* [Task directions] Without the pictures, extract every line from the start of the material to the line containing "return xs, ys", both ends included.

::::

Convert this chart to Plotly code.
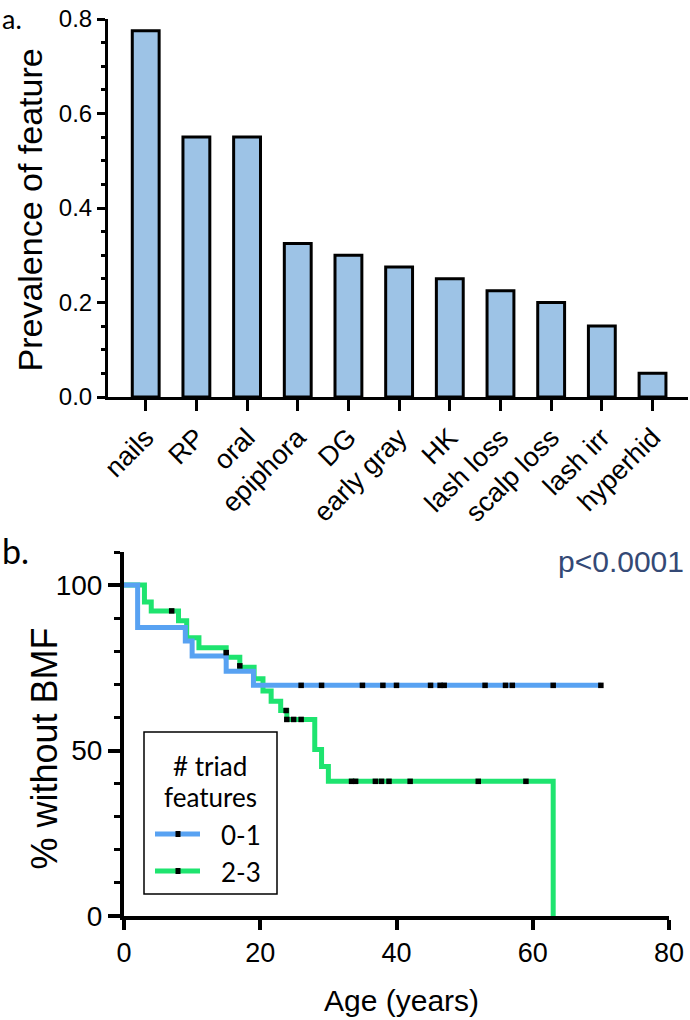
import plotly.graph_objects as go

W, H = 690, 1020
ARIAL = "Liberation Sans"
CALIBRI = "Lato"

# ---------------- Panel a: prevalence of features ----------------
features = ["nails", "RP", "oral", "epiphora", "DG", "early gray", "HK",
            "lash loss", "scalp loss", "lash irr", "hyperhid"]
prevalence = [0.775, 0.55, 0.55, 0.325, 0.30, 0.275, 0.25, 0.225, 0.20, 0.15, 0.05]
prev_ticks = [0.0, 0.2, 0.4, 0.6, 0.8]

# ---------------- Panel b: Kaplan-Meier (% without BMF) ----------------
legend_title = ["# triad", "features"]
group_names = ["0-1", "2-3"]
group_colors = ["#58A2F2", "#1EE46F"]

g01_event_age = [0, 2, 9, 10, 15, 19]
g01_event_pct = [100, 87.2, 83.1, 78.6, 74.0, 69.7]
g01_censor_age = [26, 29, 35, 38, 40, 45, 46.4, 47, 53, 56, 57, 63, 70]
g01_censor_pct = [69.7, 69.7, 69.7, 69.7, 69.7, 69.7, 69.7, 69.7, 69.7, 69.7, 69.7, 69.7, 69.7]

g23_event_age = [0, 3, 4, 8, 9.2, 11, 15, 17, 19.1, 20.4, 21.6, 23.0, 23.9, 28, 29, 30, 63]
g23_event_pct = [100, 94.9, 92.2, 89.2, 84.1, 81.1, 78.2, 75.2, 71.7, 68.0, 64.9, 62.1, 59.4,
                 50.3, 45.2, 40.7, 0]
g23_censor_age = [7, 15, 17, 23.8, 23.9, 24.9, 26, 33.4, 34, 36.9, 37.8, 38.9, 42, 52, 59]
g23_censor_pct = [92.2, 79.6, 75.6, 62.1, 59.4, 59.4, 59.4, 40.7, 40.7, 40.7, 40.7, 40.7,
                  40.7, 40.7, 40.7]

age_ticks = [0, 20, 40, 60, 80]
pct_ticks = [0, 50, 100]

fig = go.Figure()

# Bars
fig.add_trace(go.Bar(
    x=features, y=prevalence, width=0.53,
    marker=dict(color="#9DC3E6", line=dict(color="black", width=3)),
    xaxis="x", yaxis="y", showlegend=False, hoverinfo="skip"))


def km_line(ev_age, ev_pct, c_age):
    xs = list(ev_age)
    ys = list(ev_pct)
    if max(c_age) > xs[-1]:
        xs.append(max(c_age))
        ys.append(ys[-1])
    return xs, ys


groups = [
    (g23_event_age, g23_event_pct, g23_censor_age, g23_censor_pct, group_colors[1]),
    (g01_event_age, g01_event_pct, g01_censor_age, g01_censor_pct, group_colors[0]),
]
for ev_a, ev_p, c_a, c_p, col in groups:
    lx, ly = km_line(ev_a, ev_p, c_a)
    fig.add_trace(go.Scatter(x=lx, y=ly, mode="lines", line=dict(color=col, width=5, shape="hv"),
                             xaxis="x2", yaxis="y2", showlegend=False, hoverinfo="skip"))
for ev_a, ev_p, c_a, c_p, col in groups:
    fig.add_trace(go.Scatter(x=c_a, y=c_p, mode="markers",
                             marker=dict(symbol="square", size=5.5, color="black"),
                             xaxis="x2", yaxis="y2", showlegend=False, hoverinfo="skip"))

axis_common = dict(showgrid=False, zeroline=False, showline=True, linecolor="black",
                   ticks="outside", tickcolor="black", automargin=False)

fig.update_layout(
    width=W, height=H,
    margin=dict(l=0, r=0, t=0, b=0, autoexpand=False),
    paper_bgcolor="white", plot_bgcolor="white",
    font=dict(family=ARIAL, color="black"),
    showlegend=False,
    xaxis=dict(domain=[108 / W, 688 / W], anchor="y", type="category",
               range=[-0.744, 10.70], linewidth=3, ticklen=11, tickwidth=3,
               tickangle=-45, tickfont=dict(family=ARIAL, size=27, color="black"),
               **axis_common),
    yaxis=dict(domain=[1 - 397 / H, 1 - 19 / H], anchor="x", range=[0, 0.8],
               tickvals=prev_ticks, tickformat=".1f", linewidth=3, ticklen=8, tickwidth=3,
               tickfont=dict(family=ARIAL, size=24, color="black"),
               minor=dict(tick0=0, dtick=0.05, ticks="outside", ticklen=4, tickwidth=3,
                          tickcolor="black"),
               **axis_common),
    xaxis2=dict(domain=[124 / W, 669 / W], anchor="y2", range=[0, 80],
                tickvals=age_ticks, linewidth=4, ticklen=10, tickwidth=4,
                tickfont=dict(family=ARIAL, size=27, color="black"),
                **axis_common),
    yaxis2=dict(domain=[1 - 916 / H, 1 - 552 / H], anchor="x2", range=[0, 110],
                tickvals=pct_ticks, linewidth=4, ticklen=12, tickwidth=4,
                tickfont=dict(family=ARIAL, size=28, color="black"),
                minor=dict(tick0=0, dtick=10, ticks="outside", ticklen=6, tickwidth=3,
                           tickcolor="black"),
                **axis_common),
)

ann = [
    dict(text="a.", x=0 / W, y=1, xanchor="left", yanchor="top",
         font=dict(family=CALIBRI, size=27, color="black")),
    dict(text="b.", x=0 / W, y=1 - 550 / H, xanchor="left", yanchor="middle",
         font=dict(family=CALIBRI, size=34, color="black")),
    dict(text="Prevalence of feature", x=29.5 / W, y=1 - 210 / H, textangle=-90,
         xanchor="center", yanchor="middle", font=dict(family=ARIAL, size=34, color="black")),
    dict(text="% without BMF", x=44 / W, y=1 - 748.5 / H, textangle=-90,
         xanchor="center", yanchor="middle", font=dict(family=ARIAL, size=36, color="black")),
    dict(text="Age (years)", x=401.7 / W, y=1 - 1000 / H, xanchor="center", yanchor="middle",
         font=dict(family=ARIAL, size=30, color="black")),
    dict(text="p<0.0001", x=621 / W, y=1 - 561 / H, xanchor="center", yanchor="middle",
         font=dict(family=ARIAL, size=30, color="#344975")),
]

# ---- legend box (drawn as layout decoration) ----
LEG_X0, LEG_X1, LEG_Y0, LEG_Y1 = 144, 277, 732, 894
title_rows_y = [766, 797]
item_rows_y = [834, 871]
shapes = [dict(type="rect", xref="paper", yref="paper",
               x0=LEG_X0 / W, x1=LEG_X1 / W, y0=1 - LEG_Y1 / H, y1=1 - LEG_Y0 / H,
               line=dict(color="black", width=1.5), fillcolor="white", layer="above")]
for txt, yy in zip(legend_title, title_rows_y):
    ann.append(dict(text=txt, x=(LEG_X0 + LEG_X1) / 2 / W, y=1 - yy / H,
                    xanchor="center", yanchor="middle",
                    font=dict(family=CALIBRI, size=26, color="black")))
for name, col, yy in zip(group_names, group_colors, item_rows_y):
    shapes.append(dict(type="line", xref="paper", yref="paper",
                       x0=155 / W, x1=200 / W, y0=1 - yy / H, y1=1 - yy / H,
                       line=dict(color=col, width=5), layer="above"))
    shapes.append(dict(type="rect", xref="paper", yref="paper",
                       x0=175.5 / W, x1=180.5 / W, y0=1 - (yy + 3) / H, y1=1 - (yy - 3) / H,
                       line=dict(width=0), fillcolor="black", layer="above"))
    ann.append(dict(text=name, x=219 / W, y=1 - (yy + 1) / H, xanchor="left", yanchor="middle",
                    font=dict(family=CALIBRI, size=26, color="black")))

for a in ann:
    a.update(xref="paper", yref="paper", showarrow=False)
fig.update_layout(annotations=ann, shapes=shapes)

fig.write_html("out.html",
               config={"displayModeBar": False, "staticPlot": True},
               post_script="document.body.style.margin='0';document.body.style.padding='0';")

::::

* [Complete output]
Convert this chart to Plotly code.
import plotly.graph_objects as go

W, H = 690, 1020
ARIAL = "Liberation Sans"
CALIBRI = "Lato"

# ---------------- Panel a: prevalence of features ----------------
features = ["nails", "RP", "oral", "epiphora", "DG", "early gray", "HK",
            "lash loss", "scalp loss", "lash irr", "hyperhid"]
prevalence = [0.775, 0.55, 0.55, 0.325, 0.30, 0.275, 0.25, 0.225, 0.20, 0.15, 0.05]
prev_ticks = [0.0, 0.2, 0.4, 0.6, 0.8]

# ---------------- Panel b: Kaplan-Meier (% without BMF) ----------------
legend_title = ["# triad", "features"]
group_names = ["0-1", "2-3"]
group_colors = ["#58A2F2", "#1EE46F"]

g01_event_age = [0, 2, 9, 10, 15, 19]
g01_event_pct = [100, 87.2, 83.1, 78.6, 74.0, 69.7]
g01_censor_age = [26, 29, 35, 38, 40, 45, 46.4, 47, 53, 56, 57, 63, 70]
g01_censor_pct = [69.7, 69.7, 69.7, 69.7, 69.7, 69.7, 69.7, 69.7, 69.7, 69.7, 69.7, 69.7, 69.7]

g23_event_age = [0, 3, 4, 8, 9.2, 11, 15, 17, 19.1, 20.4, 21.6, 23.0, 23.9, 28, 29, 30, 63]
g23_event_pct = [100, 94.9, 92.2, 89.2, 84.1, 81.1, 78.2, 75.2, 71.7, 68.0, 64.9, 62.1, 59.4,
                 50.3, 45.2, 40.7, 0]
g23_censor_age = [7, 15, 17, 23.8, 23.9, 24.9, 26, 33.4, 34, 36.9, 37.8, 38.9, 42, 52, 59]
g23_censor_pct = [92.2, 79.6, 75.6, 62.1, 59.4, 59.4, 59.4, 40.7, 40.7, 40.7, 40.7, 40.7,
                  40.7, 40.7, 40.7]

age_ticks = [0, 20, 40, 60, 80]
pct_ticks = [0, 50, 100]

fig = go.Figure()

# Bars
fig.add_trace(go.Bar(
    x=features, y=prevalence, width=0.53,
    marker=dict(color="#9DC3E6", line=dict(color="black", width=3)),
    xaxis="x", yaxis="y", showlegend=False, hoverinfo="skip"))


def km_line(ev_age, ev_pct, c_age):
    xs = list(ev_age)
    ys = list(ev_pct)
    if max(c_age) > xs[-1]:
        xs.append(max(c_age))
        ys.append(ys[-1])
    return xs, ys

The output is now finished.